Quinn “The Eskimo!” @ Developer Technical Support @ Apple
let myEmail = "eskimo" + "1" + "@" + "apple.com"

Thank you, Quinn.

It's strange that you have different behavior. Maybe your iPhone was sleeping/not unlocked? I just pinged from local Linux box:

  • Wife's iPhone SE, iOS 16.6:
$ ping -W 5 -c 1 katias-iphone.local
PING katias-iphone.local (192.168.50.93) 56(84) bytes of data.
64 bytes from 192.168.50.93 (192.168.50.93): icmp_seq=1 ttl=128 time=36.1 ms
  • Our old Apple TV (A1469), software 7.9(8163):
$ ping -W 5 -c 1 apple-tv.local     
PING apple-tv.local (192.168.50.223) 56(84) bytes of data.
64 bytes from 192.168.50.223 (192.168.50.223): icmp_seq=1 ttl=128 time=18.2 ms
  • My iPad Pro 11" 3rd gen, ipadOS 16.6:
$ ping -W 5 -c 1 filpad.local       
PING filpad.local (192.168.50.73) 56(84) bytes of data.
64 bytes from 192.168.50.73 (192.168.50.73): icmp_seq=1 ttl=128 time=3.81 ms
  • My iPhone 11, iOS 17.0 beta:
$ ping -W 5 -c 1 filphone.local
ping: filphone.local: Name or service not known

I am working on home automation project that need to detect the presence of certainly named device in the local network. Maybe I can register some Bonjour service on Macbook or Linux, so iPhone will respond by name if it in local network?

Note that Apple TV always has registered services, so the local DNS name records are always registered. And IIRC this behaviour is disabled on macOS, so you’ll always see the local DNS name records for Macs as well.

Maybe I can register some Bonjour service on Macbook or Linux, so iPhone will respond by name if it in local network?

I don’t understand this. How would registering a service on macOS change the behaviour of iOS?

I am working on home automation project that need to detect the presence of certainly named device in the local network.

Bonjour works in terms of services, not devices, which explains the problem you’re having here. If the iOS device were registering a service, you could browse the service and you wouldn’t have this issue.

If I were in your shoes I’d ask our DHCP server for the list of its clients.

Share and Enjoy

Quinn “The Eskimo!” @ Developer Technical Support @ Apple
let myEmail = "eskimo" + "1" + "@" + "apple.com"

Thank you for advice, I will try DHCP method.

How would registering a service on macOS change the behaviour of iOS?

Sorry, just asking while looking for options :)

I think I've found out why other iPhone and iPad are pingable - they advertise _rdlink._tcp.local service (what's that?) while iPhone with iOS17 beta does not. Thank you for your help, Quinn. Very valuable.

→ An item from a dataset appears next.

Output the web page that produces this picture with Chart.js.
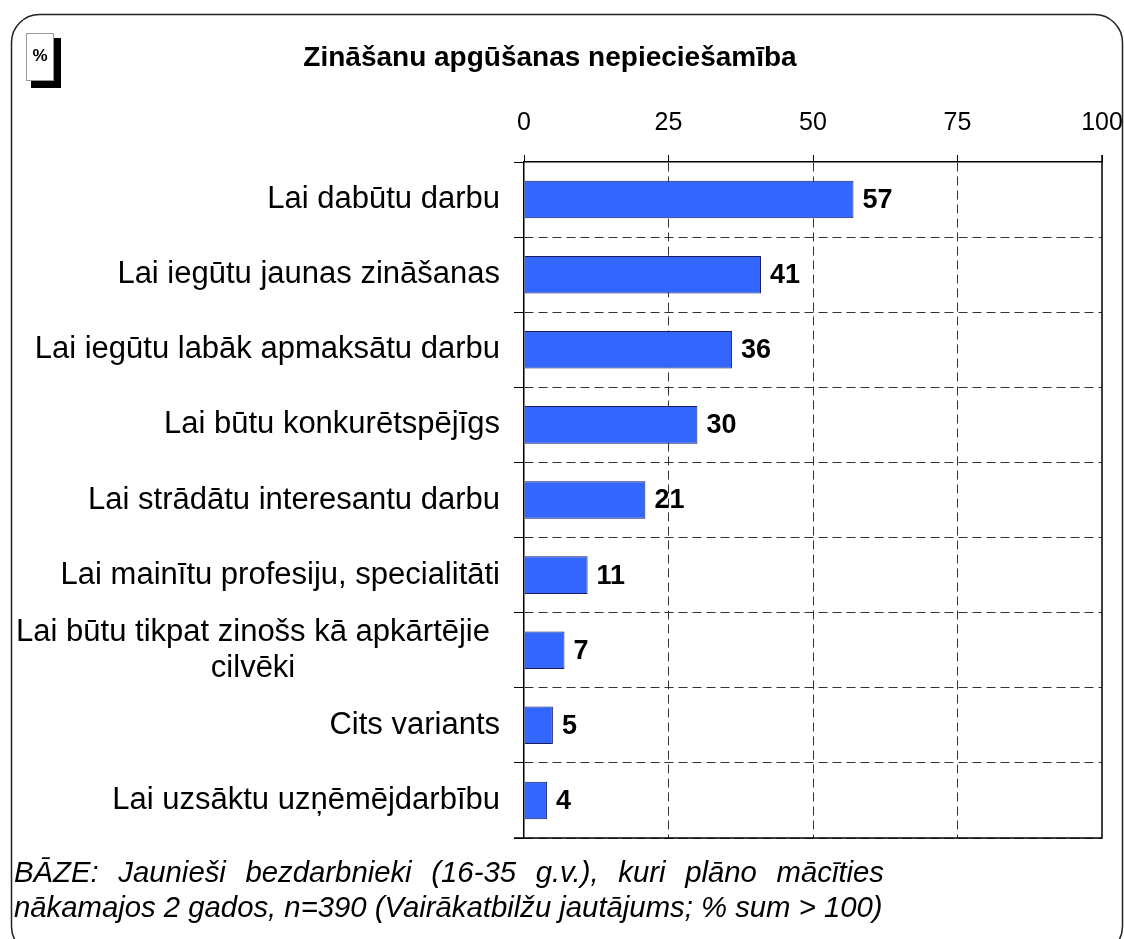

I reported it as potential privac issue as it was „leaking” in most cases real user name.

As a result they probably disabled functionality - sorry 🤷🏻‍♂️

Uuuggh. This completely breaks OpenHAB scripting patterns

Mitigation of "leaking real user name in mdns" could have been mitigated with less breakage: .... just anonymize or generalize the announcement.